The goddess cupcake 

Nigella is rarely one to miss a trend, although she somehow always dodges the bandwagon. She embraced cupcake fever in 1998 when her second book, the baking bible How to Be a Domestic Goddess came out, with these chocolate cherry cupcakes on the cover. They’re rich and indulgent, as a cupcake should be, elevated beyond sickly sweetness with tart cherry jam and refined still more with a ganache icing. 

Meera Sodha’s blood orange and polenta cakes.
Meera Sodha’s blood orange and polenta cakes. Photograph: Rob White/The Guardian

The all-allergies-considered cupcake

You will never have to individually bake for a multitude of dietary requirements again with this one-size-fits-all cake. After 17 attempts at nailing a cupcake that excluded gluten, dairy and egg, the writer Susannah Booth came up with this chocolate number. And vegan cake – or any cake to accommodate intolerances – isn’t just for those who abstain from some ingredients. Meera Sodha’s zingy blood orange and polenta cakes (one for winter, but you could substitute the blood orange for almost any available citrus) and Lily Vanilli’s ultimate vegan cake are both testament.

The summer cupcake(s)

Suddenly, summer fruit is upon us.

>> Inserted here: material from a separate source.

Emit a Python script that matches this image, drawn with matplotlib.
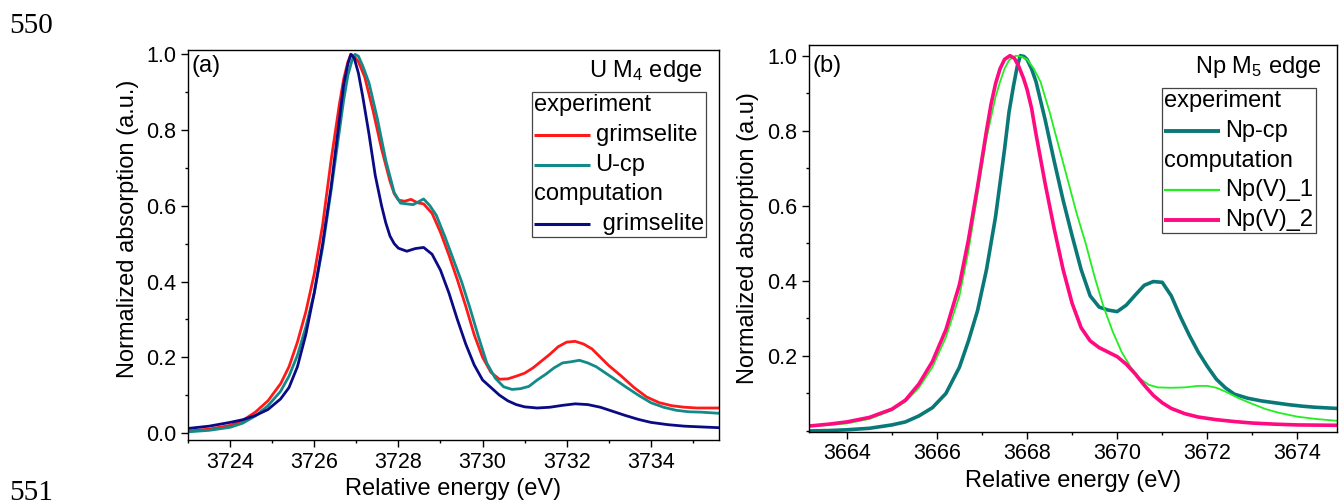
import matplotlib
matplotlib.use("Agg")
import matplotlib.pyplot as plt
from matplotlib.lines import Line2D
from matplotlib.offsetbox import AnchoredOffsetbox, VPacker, HPacker, TextArea, DrawingArea
from matplotlib.ticker import MultipleLocator

plt.rcParams['font.family'] = ['Liberation Sans', 'DejaVu Sans']
plt.rcParams['mathtext.fontset'] = 'custom'
plt.rcParams['mathtext.rm'] = 'Liberation Sans'
plt.rcParams['mathtext.it'] = 'Liberation Sans:italic'

# ---- panel (a): U M4 edge ----
e_grim_exp = [3723.0, 3723.5, 3724.0, 3724.3, 3724.6, 3724.9, 3725.2, 3725.4, 3725.6, 3725.8,
              3726.0, 3726.2, 3726.4, 3726.6, 3726.7, 3726.8, 3726.87, 3726.95, 3727.05, 3727.2,
              3727.4, 3727.6, 3727.8, 3727.9, 3728.0, 3728.15, 3728.3, 3728.45, 3728.6, 3728.8,
              3729.0, 3729.2, 3729.4, 3729.6, 3729.8, 3730.0, 3730.2, 3730.4, 3730.6, 3730.8,
              3731.0, 3731.2, 3731.4, 3731.6, 3731.8, 3732.0, 3732.2, 3732.4, 3732.6, 3732.8,
              3733.0, 3733.3, 3733.6, 3733.9, 3734.2, 3734.5, 3734.8, 3735.1, 3735.4, 3735.62]
v_grim_exp = [0.005, 0.010, 0.020, 0.033, 0.055, 0.085, 0.13, 0.175, 0.24, 0.32,
              0.42, 0.55, 0.72, 0.87, 0.935, 0.98, 1.0, 0.995, 0.98, 0.94,
              0.85, 0.75, 0.665, 0.632, 0.615, 0.612, 0.617, 0.608, 0.605, 0.58,
              0.53, 0.47, 0.405, 0.335, 0.26, 0.20, 0.16, 0.142, 0.143, 0.15,
              0.158, 0.172, 0.19, 0.208, 0.228, 0.24, 0.242, 0.235, 0.222, 0.2,
              0.178, 0.15, 0.12, 0.095, 0.08, 0.072, 0.068, 0.066, 0.066, 0.066]

e_ucp = [3723.0, 3723.5, 3724.0, 3724.3, 3724.6, 3724.9, 3725.2, 3725.4, 3725.6, 3725.8,
         3726.0, 3726.2, 3726.4, 3726.6, 3726.7, 3726.8, 3726.9, 3726.97, 3727.05, 3727.15,
         3727.3, 3727.5, 3727.7, 3727.9, 3728.05, 3728.2, 3728.35, 3728.5, 3728.6, 3728.75,
         3728.9, 3729.1, 3729.3, 3729.5, 3729.7, 3729.9, 3730.1, 3730.3, 3730.5, 3730.7,
         3730.9, 3731.1, 3731.3, 3731.5, 3731.7, 3731.9, 3732.1, 3732.3, 3732.5, 3732.7,
         3732.9, 3733.1, 3733.4, 3733.7, 3734.0, 3734.3, 3734.6, 3734.9, 3735.2, 3735.62]
v_ucp = [0.003, 0.007, 0.015, 0.026, 0.045, 0.072, 0.11, 0.15, 0.205, 0.28,
         0.37, 0.49, 0.64, 0.80, 0.88, 0.945, 0.985, 1.0, 0.995, 0.97,
         0.925, 0.83, 0.72, 0.635, 0.607, 0.605, 0.603, 0.612, 0.618, 0.6,
         0.575, 0.52, 0.46, 0.40, 0.33, 0.255, 0.185, 0.145, 0.122, 0.115,
         0.117, 0.123, 0.14, 0.155, 0.172, 0.185, 0.188, 0.192, 0.185, 0.175,
         0.16, 0.145, 0.122, 0.1, 0.08, 0.068, 0.06, 0.056, 0.055, 0.052]

e_grim_calc = [3723.0, 3723.5, 3724.0, 3724.3, 3724.6, 3724.9, 3725.2, 3725.4, 3725.6, 3725.8,
               3726.0, 3726.2, 3726.4, 3726.6, 3726.7, 3726.8, 3726.87, 3726.95, 3727.05, 3727.15,
               3727.3, 3727.45, 3727.6, 3727.7, 3727.8, 3727.9, 3728.0, 3728.2, 3728.4, 3728.6,
               3728.8, 3729.0, 3729.2, 3729.4, 3729.6, 3729.8, 3730.0, 3730.2, 3730.4, 3730.6,
               3730.8, 3731.0, 3731.3, 3731.6, 3731.9, 3732.2, 3732.5, 3732.8, 3733.1, 3733.4,
               3733.7, 3734.0, 3734.4, 3734.8, 3735.2, 3735.62]
v_grim_calc = [0.012, 0.018, 0.028, 0.035, 0.046, 0.062, 0.09, 0.12, 0.175, 0.26,
               0.37, 0.5, 0.65, 0.83, 0.92, 0.975, 1.0, 0.99, 0.95, 0.89,
               0.79, 0.68, 0.6, 0.555, 0.52, 0.5, 0.488, 0.48, 0.487, 0.49,
               0.472, 0.43, 0.37, 0.3, 0.235, 0.18, 0.14, 0.12, 0.1, 0.085,
               0.075, 0.069, 0.066, 0.068, 0.073, 0.077, 0.075, 0.068, 0.057, 0.046,
               0.036, 0.028, 0.022, 0.018, 0.016, 0.014]

# ---- panel (b): Np M5 edge ----
e_npcp = [3663.16, 3663.6, 3664.0, 3664.5, 3665.0, 3665.3, 3665.6, 3665.9, 3666.2, 3666.5,
          3666.7, 3666.9, 3667.1, 3667.3, 3667.5, 3667.6, 3667.7, 3667.78, 3667.85, 3667.93,
          3668.0, 3668.1, 3668.2, 3668.4, 3668.6, 3668.8, 3669.0, 3669.2, 3669.4, 3669.6,
          3669.8, 3670.0, 3670.2, 3670.4, 3670.6, 3670.8, 3671.0, 3671.2, 3671.4, 3671.6,
          3671.8, 3672.0, 3672.2, 3672.4, 3672.6, 3672.9, 3673.2, 3673.5, 3673.8, 3674.1,
          3674.4, 3674.87]
v_npcp = [0.0, 0.001, 0.003, 0.007, 0.016, 0.024, 0.04, 0.062, 0.1, 0.17,
          0.24, 0.32, 0.43, 0.57, 0.75, 0.85, 0.92, 0.97, 1.0, 0.998,
          0.99, 0.965, 0.93, 0.83, 0.72, 0.615, 0.52, 0.43, 0.36, 0.33,
          0.322, 0.318, 0.335, 0.362, 0.388, 0.398, 0.396, 0.36, 0.305, 0.255,
          0.21, 0.172, 0.138, 0.115, 0.098, 0.087, 0.08, 0.075, 0.07, 0.066,
          0.063, 0.06]

e_npv1 = [3663.16, 3663.6, 3664.0, 3664.5, 3665.0, 3665.3, 3665.6, 3665.9, 3666.2, 3666.5,
          3666.7, 3666.9, 3667.1, 3667.3, 3667.4, 3667.5, 3667.6, 3667.75, 3667.88, 3668.0,
          3668.15, 3668.3, 3668.5, 3668.7, 3668.9, 3669.1, 3669.3, 3669.5, 3669.7, 3669.9,
          3670.1, 3670.3, 3670.5, 3670.7, 3670.9, 3671.2, 3671.5, 3671.8, 3672.0, 3672.2,
          3672.4, 3672.7, 3673.0, 3673.3, 3673.6, 3674.0, 3674.4, 3674.87]
v_npv1 = [0.012, 0.016, 0.02, 0.032, 0.055, 0.078, 0.115, 0.17, 0.25, 0.36,
          0.48, 0.63, 0.78, 0.89, 0.93, 0.965, 0.988, 1.0, 0.997, 0.99,
          0.965, 0.93, 0.85, 0.76, 0.67, 0.58, 0.5, 0.41, 0.33, 0.265,
          0.21, 0.17, 0.14, 0.123, 0.116, 0.115, 0.116, 0.12, 0.12, 0.115,
          0.105, 0.087, 0.072, 0.058, 0.048, 0.038, 0.032, 0.027]

e_npv2 = [3663.16, 3663.6, 3664.0, 3664.5, 3665.0, 3665.3, 3665.6, 3665.9, 3666.2, 3666.5,
          3666.7, 3666.9, 3667.1, 3667.2, 3667.3, 3667.4, 3667.5, 3667.62, 3667.72, 3667.82,
          3667.92, 3668.0, 3668.1, 3668.2, 3668.4, 3668.6, 3668.8, 3669.0, 3669.2, 3669.4,
          3669.6, 3669.8, 3670.0, 3670.2, 3670.4, 3670.6, 3670.8, 3671.0, 3671.2, 3671.5,
          3671.8, 3672.2, 3672.6, 3673.0, 3673.5, 3674.0, 3674.87]
v_npv2 = [0.013, 0.018, 0.024, 0.036, 0.058, 0.082, 0.125, 0.185, 0.27, 0.39,
          0.51, 0.65, 0.8, 0.87, 0.925, 0.965, 0.99, 1.0, 0.993, 0.97,
          0.94, 0.91, 0.86, 0.79, 0.66, 0.54, 0.43, 0.34, 0.275, 0.24,
          0.222, 0.21, 0.198, 0.178, 0.152, 0.122, 0.095, 0.075, 0.06, 0.046,
          0.037, 0.03, 0.025, 0.021, 0.018, 0.016, 0.015]

RED = '#ff1a1a'
TEAL_A = '#138a8a'
NAVY = '#0a0a85'
TEAL_B = '#0b7878'
GREEN = '#22ee22'
PINK = '#ff0a80'

FS_TICK = 15.5
FS_LAB = 17
FS_LEG = 17


def style_axes(ax):
    for s in ax.spines.values():
        s.set_linewidth(1.0)
    ax.tick_params(which='major', direction='out', length=5, width=1.0,
                   labelsize=FS_TICK, pad=3.5)
    ax.tick_params(which='minor', direction='out', length=2.5, width=1.0)
    ax.xaxis.set_major_locator(MultipleLocator(2))
    ax.xaxis.set_minor_locator(MultipleLocator(1))
    ax.yaxis.set_minor_locator(MultipleLocator(0.1))


def legend_box(ax, rows, x, y):
    children = []
    for label, color, lw in rows:
        txt = TextArea(label, textprops=dict(size=FS_LEG))
        if color is None:
            children.append(txt)
        else:
            da = DrawingArea(40, 8, 0, 0)
            da.add_artist(Line2D([0, 40], [4, 4], color=color, lw=lw,
                                 solid_capstyle='butt'))
            children.append(HPacker(children=[da, txt], pad=0, sep=4, align='center'))
    pack = VPacker(children=children, pad=0, sep=5.5, align='left')
    box = AnchoredOffsetbox(loc='upper left', child=pack, pad=0.1, borderpad=0,
                            frameon=True, bbox_to_anchor=(x, y),
                            bbox_transform=ax.transAxes, prop=dict(size=FS_LEG))
    box.patch.set_boxstyle('square', pad=0)
    box.patch.set_edgecolor('#444444')
    box.patch.set_linewidth(0.9)
    ax.add_artist(box)


fig = plt.figure(figsize=(13.42, 5.04), dpi=100)

# panel (a)
ax1 = fig.add_axes([0.1401, 0.127, 0.3957, 0.7738])
ax1.plot(e_grim_exp, v_grim_exp, color=RED, lw=2.0)
ax1.plot(e_ucp, v_ucp, color=TEAL_A, lw=2.0)
ax1.plot(e_grim_calc, v_grim_calc, color=NAVY, lw=2.0)
ax1.set_xlim(3723.0, 3735.62)
ax1.set_ylim(-0.0185, 1.0114)
ax1.set_yticks([0.0, 0.2, 0.4, 0.6, 0.8, 1.0])
style_axes(ax1)
ax1.set_xlabel('Relative energy (eV)', fontsize=FS_LAB)
ax1.set_ylabel('Normalized absorption (a.u.)', fontsize=FS_LAB)
ax1.xaxis.set_label_coords(0.5, -0.098)
ax1.yaxis.set_label_coords(-0.093, 0.541)
ax1.text(0.0075, 0.987, '(a)', transform=ax1.transAxes, fontsize=17,
         ha='left', va='top')
ax1.text(0.968, 0.9315, 'U M$_4$ edge', transform=ax1.transAxes, fontsize=17,
         ha='right', va='baseline')
legend_box(ax1, [('experiment', None, 0),
                 ('grimselite', RED, 2.2),
                 ('U-cp', TEAL_A, 2.2),
                 ('computation', None, 0),
                 (' grimselite', NAVY, 2.2)], 0.648, 0.892)

# panel (b)
ax2 = fig.add_axes([0.6028, 0.1435, 0.3932, 0.7673])
ax2.plot(e_npcp, v_npcp, color=TEAL_B, lw=2.6)
ax2.plot(e_npv1, v_npv1, color=GREEN, lw=1.3)
ax2.plot(e_npv2, v_npv2, color=PINK, lw=2.6)
ax2.set_xlim(3663.16, 3674.87)
ax2.set_ylim(-0.002, 1.0285)
ax2.set_yticks([0.2, 0.4, 0.6, 0.8, 1.0])
style_axes(ax2)
ax2.set_xlabel('Relative energy (eV)', fontsize=FS_LAB)
ax2.set_ylabel('Normalized absorption (a.u)', fontsize=FS_LAB)
ax2.xaxis.set_label_coords(0.5, -0.100)
ax2.yaxis.set_label_coords(-0.094, 0.5)
ax2.text(0.006, 0.974, '(b)', transform=ax2.transAxes, fontsize=17,
         ha='left', va='top')
ax2.text(0.9716, 0.9268, 'Np M$_5$ edge', transform=ax2.transAxes, fontsize=17,
         ha='right', va='baseline')
legend_box(ax2, [('experiment', None, 0),
                 ('Np-cp', TEAL_B, 2.8),
                 ('computation', None, 0),
                 ('Np(V)_1', GREEN, 1.6),
                 ('Np(V)_2', PINK, 2.8)], 0.669, 0.889)

# manuscript line numbers
fig.text(9 / 1342, 0.9345, '550', family='Liberation Serif', fontsize=21, va='baseline')
fig.text(9 / 1342, 0.008, '551', family='Liberation Serif', fontsize=21, va='baseline')

fig.savefig('out.png', dpi=100)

Lockdown box deliveries are filled with strawberries, raspberries, peaches, apricots and more. Channel a cancelled Wimbledon with Claire Ptak’s strawberry cupcakes alongside Pimm’s, or Anna Jones’s pleasingly sharp apricot, blackberry and almond cakes on sunny afternoons. For a head-turning colour combo inspired by Franco-Japanese bakeries, try Lily Vanilli’s matcha and raspberry cakes

Anna Jones’s apricot, almond and blackcurrant summer cakes.
Anna Jones’s apricot, almond and blackcurrant summer cakes. Photograph: The Guardian

The PBB cupcake

The cousin of the better-known PBJ (peanut butter and jam), PBB cupcakes replace the jam with banana. The not-too-sweet sponge is a banana bread enriched with sour cream and egg yolk, while the tooth-aching cream cheese frosting, piled high, hits sweet and salty notes with much sugar and salted peanuts.

The breakfast cupcake

Starting the day with cake is definitely OK if Nigel Slater says it is. These chocolate and blackberry cakes put enough fruit, nuts and oats to work to make it feel passable. In any case, we all live in denial about the sugar content of marmalade ...

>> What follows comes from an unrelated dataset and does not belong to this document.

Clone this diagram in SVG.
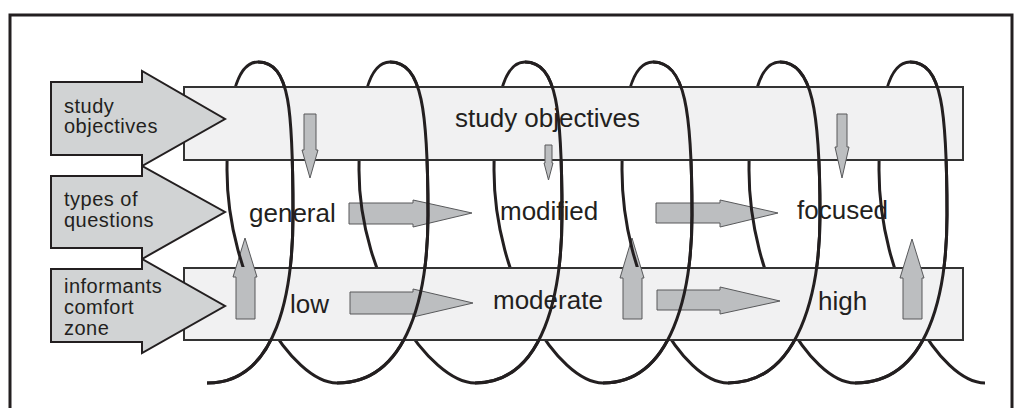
<svg xmlns="http://www.w3.org/2000/svg" width="1021" height="408" viewBox="0 0 1021 408">
<style>
.band{fill:#f1f1f2;stroke:#333333;stroke-width:2}
.big{fill:#d1d3d4;stroke:#231f20;stroke-width:2;stroke-linejoin:miter}
.sm{fill:#bcbec0;stroke:#58595b;stroke-width:1}
.coil{fill:none;stroke:#231f20;stroke-width:3}
.lbl{font-family:"Liberation Sans",Arial,sans-serif;font-size:20px;letter-spacing:0.5px;fill:#231f20}
.main{font-family:"Liberation Sans",Arial,sans-serif;font-size:26px;fill:#231f20}
</style>
<defs>
<mask id="behind" maskUnits="userSpaceOnUse" x="0" y="0" width="1021" height="408">
<rect x="0" y="0" width="1021" height="408" fill="#fff"/>
<rect x="183" y="86" width="781" height="75" fill="#000"/>
<rect x="183" y="267" width="781" height="74" fill="#000"/>
</mask>
</defs>
<rect x="10" y="15" width="1002" height="420" fill="none" stroke="#231f20" stroke-width="3"/>
<g id="band-top"><rect class="band" x="184" y="87" width="779" height="73"/></g>
<g id="band-bottom"><rect class="band" x="184" y="268" width="779" height="72"/></g>
<g id="arrow-study-objectives">
<polygon class="big" points="51,82 142,82 142,71 225,119 142,166 142,155 51,155"/>
<text class="lbl" x="64" y="113">study</text>
<text class="lbl" x="64" y="133">objectives</text>
</g>
<g id="arrow-types-of-questions">
<polygon class="big" points="51,176 142,176 142,166 225,212 142,259 142,248 51,248"/>
<text class="lbl" x="64" y="206">types of</text>
<text class="lbl" x="64" y="227">questions</text>
</g>
<g id="arrow-informants">
<polygon class="big" points="51,269 142,269 142,259 225,306 142,353 142,342 51,342"/>
<text class="lbl" x="64" y="292.5">informants</text>
<text class="lbl" x="64" y="314">comfort</text>
<text class="lbl" x="64" y="335">zone</text>
</g>
<g id="small-arrows">
<polygon class="sm" points="304,114 316,114 316,150 318,150 310,178 302,150 304,150"/>
<polygon class="sm" points="545,145 552,145 552,163 553,163 548.5,180 544,163 545,163"/>
<polygon class="sm" points="837,114 847,114 847,147 849,147 842,178 835,147 837,147"/>
<polygon class="sm" points="349,203 413,203 413,200 472,213 413,227 413,224 349,224"/>
<polygon class="sm" points="656,203 720,203 720,200 778,213 720,227 720,223 656,223"/>
<polygon class="sm" points="350,292 413,292 413,289 473,303 413,317 413,314 350,314"/>
<polygon class="sm" points="657,290 720,290 720,287 780,301 720,314 720,310 657,310"/>
<polygon class="sm" points="236,319 255,319 255,277 257,277 245,238 233,277 236,277"/>
<polygon class="sm" points="623,319 642,319 642,278 644,278 632,238 620,278 623,278"/>
<polygon class="sm" points="903,319 922,319 922,278 924,278 912,239 900,278 903,278"/>
</g>
<g id="labels">
<text class="main" x="455" y="127">study objectives</text>
<text class="main" x="249" y="222">general</text>
<text class="main" x="500" y="220">modified</text>
<text class="main" x="797" y="219">focused</text>
<text class="main" x="290" y="313">low</text>
<text class="main" x="493" y="309">moderate</text>
<text class="main" x="818" y="310">high</text>
</g>
<g id="connectors">
<path class="coil" mask="url(#behind)" d="M207,383 C278,383 293,290 293,215 C293,110 290,62 258,62 C234,62 227,110 227,170 C227,280 292,383 337,383 C410,383 428,290 428,215 C428,110 422,62 390,62 C366,62 359,110 359,170 C359,280 430,383 475,383 C545,383 562,290 562,215 C562,110 557,62 525,62 C501,62 494,110 494,170 C494,280 558,383 603,383 C673,383 692,290 692,215 C692,110 685,62 653,62 C629,62 622,110 622,170 C622,280 683,383 728,383 C800,383 820,290 820,215 C820,110 812,62 780,62 C756,62 749,110 749,170 C749,280 810,383 855,383 C930,383 947,290 947,215 C947,110 942,62 910,62 C886,62 879,110 879,170 C879,280 940,383 985,383"/>
<path class="coil" d="M207,383 C278,383 293,290 293,215 C293,110 290,62 258,62 M337,383 C410,383 428,290 428,215 C428,110 422,62 390,62 M475,383 C545,383 562,290 562,215 C562,110 557,62 525,62 M603,383 C673,383 692,290 692,215 C692,110 685,62 653,62 M728,383 C800,383 820,290 820,215 C820,110 812,62 780,62 M855,383 C930,383 947,290 947,215 C947,110 942,62 910,62"/>
</g>
</svg>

The shouldn’t-work-but-does cupcake

Vegetable cakes are nothing new: classic carrot, piquant parsnip, spiced courgette ... In my search for the latter in cupcake form, I fell upon these, which combine some of my favourite savoury ingredients – courgette, lemon, dill – in cakes. Mint and basil have already shown us that soft herbs are at home in sweet dishes, so a lurid-green dill frosting laced with lemon is surely meant to be. 

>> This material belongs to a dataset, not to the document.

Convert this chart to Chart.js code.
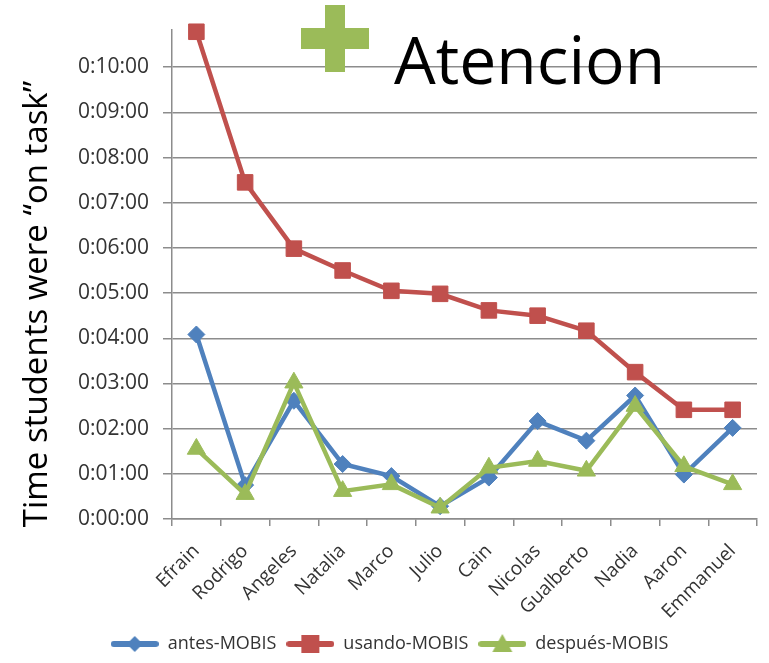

Kim-Joy’s multicoloured cupcakes.
Kim-Joy’s multicoloured cupcakes. Photograph: Christopher Thomond/The Guardian

The multicoloured cupcake

Those with an appetite for a flamboyant sugar trip, look no further than Kim Joy’s marble cupcakes, the Dame Ednas of the cupcake world. 

The dessert cupcake

Sometimes, cake consumption can seem like a daytime pursuit, designed to accompany morning coffee or afternoon tea, but not to follow your evening meal. Step forward brown butter cupcake brownies, which have so many good things going on at once: the incomparable chewy chocolatey punch of brownie, the nutty goodness of brown butter and a dollop of ice-cream, all in cupcake form.

The almost-healthy cupcake

Replacing refined sugar with maple syrup, butter with coconut oil, and full of carrots, banana, almonds, seeds and spices, Anna Jones’s carrot and cardamom cakes with maple frosting give you the hit you are looking for in a cupcake, without the wallop.